Understanding how to find standard deviation with mean and sample size addresses a common challenge in statistics. Often, researchers or analysts have the average of a dataset and the number of observations but lack the original data points. While the mean provides a central tendency, it offers no information about the spread or variability. This is where the relationship between the mean, sample size, and standard deviation becomes essential for interpreting data accurately.
Defining Standard Deviation and Its Role
Standard deviation quantifies the amount of variation or dispersion in a set of values. A low standard deviation indicates that the data points tend to be close to the mean, while a high standard deviation signals that the values are spread out over a wider range. It is the square root of the variance, making it a preferred metric due to its original units of measurement. When you know the mean and sample size, you are attempting to reverse-engineer this dispersion metric from aggregated information.

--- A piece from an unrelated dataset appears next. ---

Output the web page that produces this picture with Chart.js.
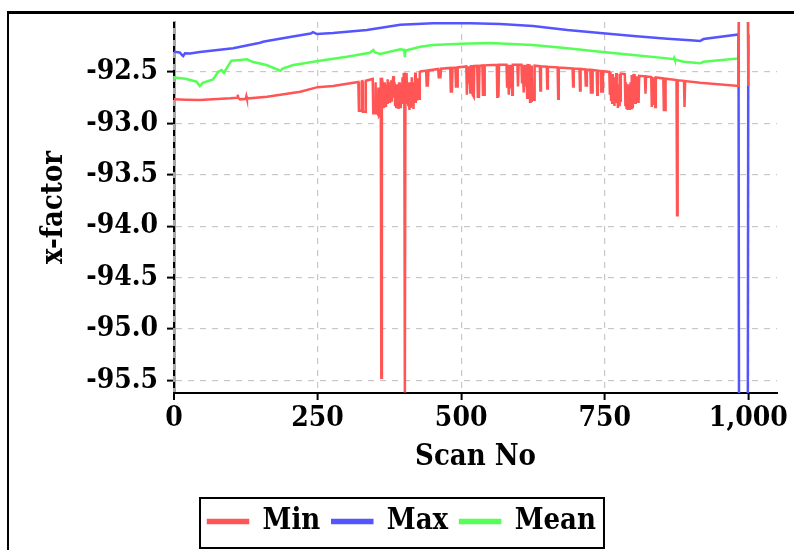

The Limitation of Mean and Sample Size
It is critical to address a fundamental constraint upfront: you cannot calculate the exact standard deviation using only the mean and sample size. The mean is a single value describing the center, and the sample size is a count of observations. These two pieces of information lack the details about individual data points necessary to compute variance. To determine the standard deviation, you must also know the sum of the squared deviations from the mean, often provided as the sum of squares or the raw data itself.
The Mathematical Relationship
The formula for sample variance (s²) is the sum of squared differences between each data point and the mean, divided by the degrees of freedom (n-1). The standard deviation (s) is the square root of this value. Written mathematically, s = √[ Σ(xi - x̄)² / (n - 1) ]. Here, xi represents each data point, x̄ is the mean, and n is the sample size. Without the individual xi values or the sum of their squared differences from the mean, the calculation cannot proceed.
Scenarios Where Estimation is Possible
Although exact calculation is impossible, there are specific contexts where you can estimate the standard deviation using the mean and sample size, often relying on statistical distributions. A common method involves the "range rule of thumb," which assumes that for a roughly normal distribution, the range (maximum minus minimum) is approximately four times the standard deviation. If you can estimate the range from the mean, you can back into the standard deviation.
Apply the range rule: Assume Data Range ≈ 4 × Standard Deviation.
Estimate the minimum and maximum values based on the mean and context.
Calculate the range and divide by 4 to find a rough standard deviation.
Another approach involves the empirical rule, which states that for a normal distribution, about 95% of data falls within two standard deviations of the mean. If you have an estimate of the data spread or confidence intervals, you can use this rule to approximate the standard deviation based on the mean and sample size context.
The Requirement for Additional Data
To perform an exact calculation, you need access to the sum of squares or the individual data points. The sum of squares (SS) is the numerator in the variance formula. If you have the standard error of the mean (SEM), you can derive the standard deviation because SEM is equal to the standard deviation divided by the square root of the sample size (SEM = s / √n). Rearranging this allows you to solve for s using the mean and sample size indirectly through the SEM.